EXCERPTED DATA:
:::
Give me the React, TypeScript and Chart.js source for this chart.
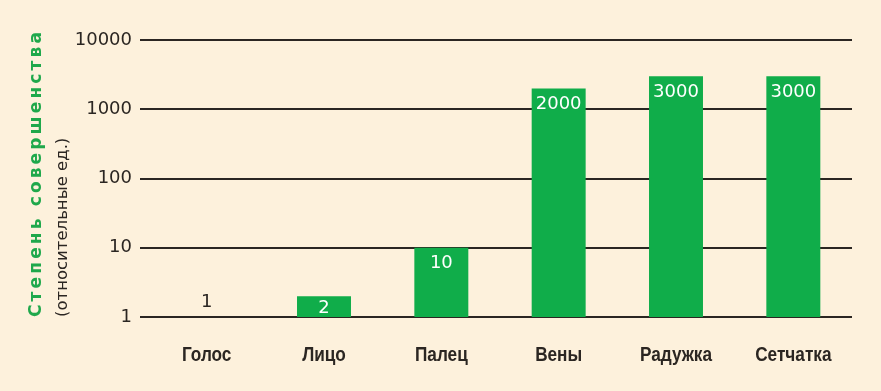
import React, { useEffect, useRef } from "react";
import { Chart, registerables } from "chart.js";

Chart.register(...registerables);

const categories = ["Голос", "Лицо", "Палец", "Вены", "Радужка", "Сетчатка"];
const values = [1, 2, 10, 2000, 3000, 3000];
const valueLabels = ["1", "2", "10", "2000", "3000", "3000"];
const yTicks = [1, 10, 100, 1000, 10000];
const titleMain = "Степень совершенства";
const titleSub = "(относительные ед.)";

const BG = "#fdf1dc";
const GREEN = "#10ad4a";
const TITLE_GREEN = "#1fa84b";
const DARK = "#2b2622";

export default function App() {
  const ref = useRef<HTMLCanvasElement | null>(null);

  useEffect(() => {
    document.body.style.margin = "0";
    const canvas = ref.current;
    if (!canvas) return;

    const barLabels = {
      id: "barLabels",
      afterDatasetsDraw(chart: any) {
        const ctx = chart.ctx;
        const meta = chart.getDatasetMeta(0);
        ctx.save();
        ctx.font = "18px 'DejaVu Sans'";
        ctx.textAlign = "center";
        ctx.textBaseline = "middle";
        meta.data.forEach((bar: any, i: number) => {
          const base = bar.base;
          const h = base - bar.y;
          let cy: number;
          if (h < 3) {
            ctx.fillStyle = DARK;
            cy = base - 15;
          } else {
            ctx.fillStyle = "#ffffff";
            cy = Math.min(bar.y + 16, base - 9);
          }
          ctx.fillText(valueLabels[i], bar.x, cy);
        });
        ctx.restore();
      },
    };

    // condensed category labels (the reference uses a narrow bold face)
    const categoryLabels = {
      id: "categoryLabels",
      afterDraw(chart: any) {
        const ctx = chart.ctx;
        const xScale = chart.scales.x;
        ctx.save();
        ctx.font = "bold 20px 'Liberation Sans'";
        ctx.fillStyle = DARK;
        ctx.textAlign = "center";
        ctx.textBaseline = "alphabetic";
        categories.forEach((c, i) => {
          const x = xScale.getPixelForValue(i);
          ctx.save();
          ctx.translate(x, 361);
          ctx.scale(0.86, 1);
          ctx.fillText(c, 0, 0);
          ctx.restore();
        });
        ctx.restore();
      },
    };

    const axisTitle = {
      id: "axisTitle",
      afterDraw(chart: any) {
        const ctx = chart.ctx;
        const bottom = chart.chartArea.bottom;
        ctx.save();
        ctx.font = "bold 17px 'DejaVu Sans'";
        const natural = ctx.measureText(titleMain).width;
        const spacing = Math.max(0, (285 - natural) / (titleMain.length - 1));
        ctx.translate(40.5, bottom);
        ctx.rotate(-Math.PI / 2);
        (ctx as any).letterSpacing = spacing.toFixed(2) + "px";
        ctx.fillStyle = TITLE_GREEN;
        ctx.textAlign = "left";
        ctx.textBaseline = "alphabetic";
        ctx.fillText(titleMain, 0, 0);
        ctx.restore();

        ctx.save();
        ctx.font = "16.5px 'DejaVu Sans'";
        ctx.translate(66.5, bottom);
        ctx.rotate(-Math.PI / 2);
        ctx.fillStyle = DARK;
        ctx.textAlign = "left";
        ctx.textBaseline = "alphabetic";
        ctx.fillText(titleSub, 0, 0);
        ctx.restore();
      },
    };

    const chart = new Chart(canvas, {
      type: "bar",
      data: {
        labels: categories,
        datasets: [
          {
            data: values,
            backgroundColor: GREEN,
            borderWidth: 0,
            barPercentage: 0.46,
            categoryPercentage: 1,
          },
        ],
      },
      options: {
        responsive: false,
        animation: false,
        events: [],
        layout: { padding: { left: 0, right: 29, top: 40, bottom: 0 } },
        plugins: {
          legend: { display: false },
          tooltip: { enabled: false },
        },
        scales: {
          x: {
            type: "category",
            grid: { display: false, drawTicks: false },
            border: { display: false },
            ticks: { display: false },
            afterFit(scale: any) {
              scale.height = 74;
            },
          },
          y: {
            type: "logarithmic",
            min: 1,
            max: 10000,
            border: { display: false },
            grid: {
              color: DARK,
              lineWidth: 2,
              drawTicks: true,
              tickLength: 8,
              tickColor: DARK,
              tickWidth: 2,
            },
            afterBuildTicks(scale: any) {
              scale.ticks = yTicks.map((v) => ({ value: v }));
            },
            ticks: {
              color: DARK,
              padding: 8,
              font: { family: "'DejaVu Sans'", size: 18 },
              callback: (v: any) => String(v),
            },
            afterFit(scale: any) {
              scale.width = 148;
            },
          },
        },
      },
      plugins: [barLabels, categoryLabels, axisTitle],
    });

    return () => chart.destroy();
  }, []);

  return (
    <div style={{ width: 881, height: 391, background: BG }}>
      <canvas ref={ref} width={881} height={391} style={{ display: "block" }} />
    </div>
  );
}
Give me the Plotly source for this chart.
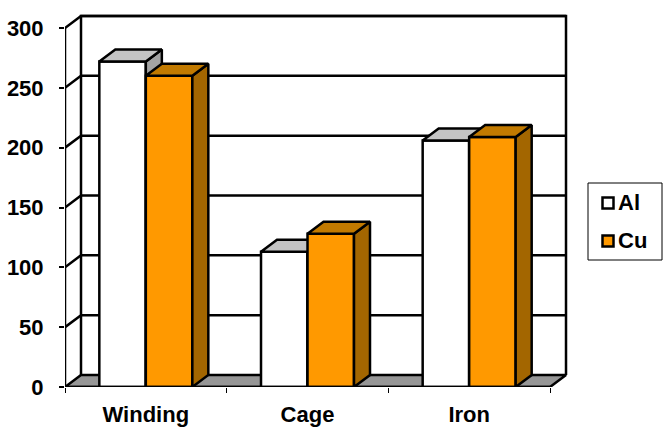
:::
WORK REQUIRED: Please set down each line of the data above exactly as written, without the pictures.

WORKED SOLUTION:
Give me the React, TypeScript and Chart.js source for this chart.
import React, { useEffect, useRef } from "react";
import { Chart, registerables } from "chart.js";

Chart.register(...registerables);

const categories = ["Голос", "Лицо", "Палец", "Вены", "Радужка", "Сетчатка"];
const values = [1, 2, 10, 2000, 3000, 3000];
const valueLabels = ["1", "2", "10", "2000", "3000", "3000"];
const yTicks = [1, 10, 100, 1000, 10000];
const titleMain = "Степень совершенства";
const titleSub = "(относительные ед.)";

const BG = "#fdf1dc";
const GREEN = "#10ad4a";
const TITLE_GREEN = "#1fa84b";
const DARK = "#2b2622";

export default function App() {
  const ref = useRef<HTMLCanvasElement | null>(null);

  useEffect(() => {
    document.body.style.margin = "0";
    const canvas = ref.current;
    if (!canvas) return;

    const barLabels = {
      id: "barLabels",
      afterDatasetsDraw(chart: any) {
        const ctx = chart.ctx;
        const meta = chart.getDatasetMeta(0);
        ctx.save();
        ctx.font = "18px 'DejaVu Sans'";
        ctx.textAlign = "center";
        ctx.textBaseline = "middle";
        meta.data.forEach((bar: any, i: number) => {
          const base = bar.base;
          const h = base - bar.y;
          let cy: number;
          if (h < 3) {
            ctx.fillStyle = DARK;
            cy = base - 15;
          } else {
            ctx.fillStyle = "#ffffff";
            cy = Math.min(bar.y + 16, base - 9);
          }
          ctx.fillText(valueLabels[i], bar.x, cy);
        });
        ctx.restore();
      },
    };

    // condensed category labels (the reference uses a narrow bold face)
    const categoryLabels = {
      id: "categoryLabels",
      afterDraw(chart: any) {
        const ctx = chart.ctx;
        const xScale = chart.scales.x;
        ctx.save();
        ctx.font = "bold 20px 'Liberation Sans'";
        ctx.fillStyle = DARK;
        ctx.textAlign = "center";
        ctx.textBaseline = "alphabetic";
        categories.forEach((c, i) => {
          const x = xScale.getPixelForValue(i);
          ctx.save();
          ctx.translate(x, 361);
          ctx.scale(0.86, 1);
          ctx.fillText(c, 0, 0);
          ctx.restore();
        });
        ctx.restore();
      },
    };

    const axisTitle = {
      id: "axisTitle",
      afterDraw(chart: any) {
        const ctx = chart.ctx;
        const bottom = chart.chartArea.bottom;
        ctx.save();
        ctx.font = "bold 17px 'DejaVu Sans'";
        const natural = ctx.measureText(titleMain).width;
        const spacing = Math.max(0, (285 - natural) / (titleMain.length - 1));
        ctx.translate(40.5, bottom);
        ctx.rotate(-Math.PI / 2);
        (ctx as any).letterSpacing = spacing.toFixed(2) + "px";
        ctx.fillStyle = TITLE_GREEN;
        ctx.textAlign = "left";
        ctx.textBaseline = "alphabetic";
        ctx.fillText(titleMain, 0, 0);
        ctx.restore();

        ctx.save();
        ctx.font = "16.5px 'DejaVu Sans'";
        ctx.translate(66.5, bottom);
        ctx.rotate(-Math.PI / 2);
        ctx.fillStyle = DARK;
        ctx.textAlign = "left";
        ctx.textBaseline = "alphabetic";
        ctx.fillText(titleSub, 0, 0);
        ctx.restore();
      },
    };

    const chart = new Chart(canvas, {
      type: "bar",
      data: {
        labels: categories,
        datasets: [
          {
            data: values,
            backgroundColor: GREEN,
            borderWidth: 0,
            barPercentage: 0.46,
            categoryPercentage: 1,
          },
        ],
      },
      options: {
        responsive: false,
        animation: false,
        events: [],
        layout: { padding: { left: 0, right: 29, top: 40, bottom: 0 } },
        plugins: {
          legend: { display: false },
          tooltip: { enabled: false },
        },
        scales: {
          x: {
            type: "category",
            grid: { display: false, drawTicks: false },
            border: { display: false },
            ticks: { display: false },
            afterFit(scale: any) {
              scale.height = 74;
            },
          },
          y: {
            type: "logarithmic",
            min: 1,
            max: 10000,
            border: { display: false },
            grid: {
              color: DARK,
              lineWidth: 2,
              drawTicks: true,
              tickLength: 8,
              tickColor: DARK,
              tickWidth: 2,
            },
            afterBuildTicks(scale: any) {
              scale.ticks = yTicks.map((v) => ({ value: v }));
            },
            ticks: {
              color: DARK,
              padding: 8,
              font: { family: "'DejaVu Sans'", size: 18 },
              callback: (v: any) => String(v),
            },
            afterFit(scale: any) {
              scale.width = 148;
            },
          },
        },
      },
      plugins: [barLabels, categoryLabels, axisTitle],
    });

    return () => chart.destroy();
  }, []);

  return (
    <div style={{ width: 881, height: 391, background: BG }}>
      <canvas ref={ref} width={881} height={391} style={{ display: "block" }} />
    </div>
  );
}
Give me the Plotly source for this chart.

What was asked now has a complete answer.